À ce jour je n’ai aucun élément crédible qui puisse me convaincre que cette procédure que je qualifie d’atypique puisse répondre à une quelconque motivation judiciaire. Et je ne suis pas seul à le penser puisque la Cour de justice de la Cedeao a reconnu que l’État togolais n’a versé aucun élément de nature à étayer la culpabilité de Pascal Bodjona et à justifier sa détention. Cela résume tout. Mais je laisse la qualification de mes ennuis à ceux qui m’ont accusé à tort.
Comment envisagez-vous votre avenir politique désormais ?
Je vais prendre le temps de me reposer et de me ressourcer. Mais mon avenir politique est certain. Je n’ai pas encore vu de nuages affirmer le contraire. Il s’agit d’un devoir citoyen de s’intéresser à la gestion et à la vie de son pays. Je n’ai pas subi tout ce préjudice pour disparaître ensuite tranquillement de la scène politique.

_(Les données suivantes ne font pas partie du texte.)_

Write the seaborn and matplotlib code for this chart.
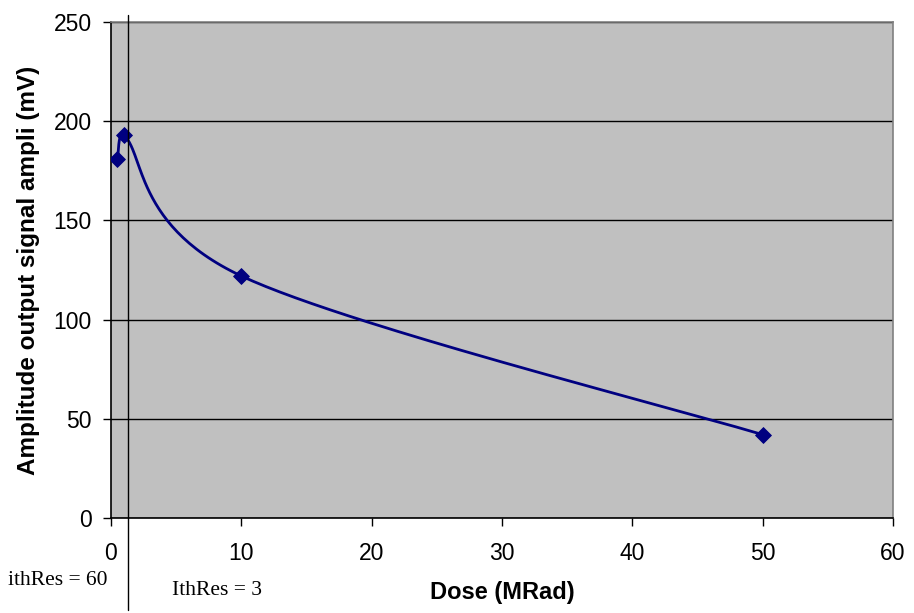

La cour de justice de la Cedeao se prononcera à nouveau sur votre cas le 10 février. Pensez-vous que la procédure devrait se poursuivre alors même que vous avez recouvré votre liberté ?
Je ne peux pas être fier de voir mon pays traîné devant les juridictions internationales. Mais mes conseils et moi-même nous sommes retrouvés dans la triste obligation de recourir à cette Cour du fait des multiples incongruités juridiques et des diverses violations de mes droits. Comme je vous le disais, le 24 avril 2015, la Cour a rendu un arrêt en ma faveur. Neuf mois plus tard, non seulement cette décision n’a pas été exécutée, mais la justice togolaise a continué à violer mes droits. Ma libération à elle seule ne suffit pas pour arrêter cette procédure, surtout qu’à l’heure où je vous parle aucune des parties n’a fait de démarche en ce sens. La procédure auprès de la Cour de justice de la Cedeao ne peut donc que se poursuivre car il s’agit bien d’œuvrer pour le droit et l’honneur de la justice de mon pays.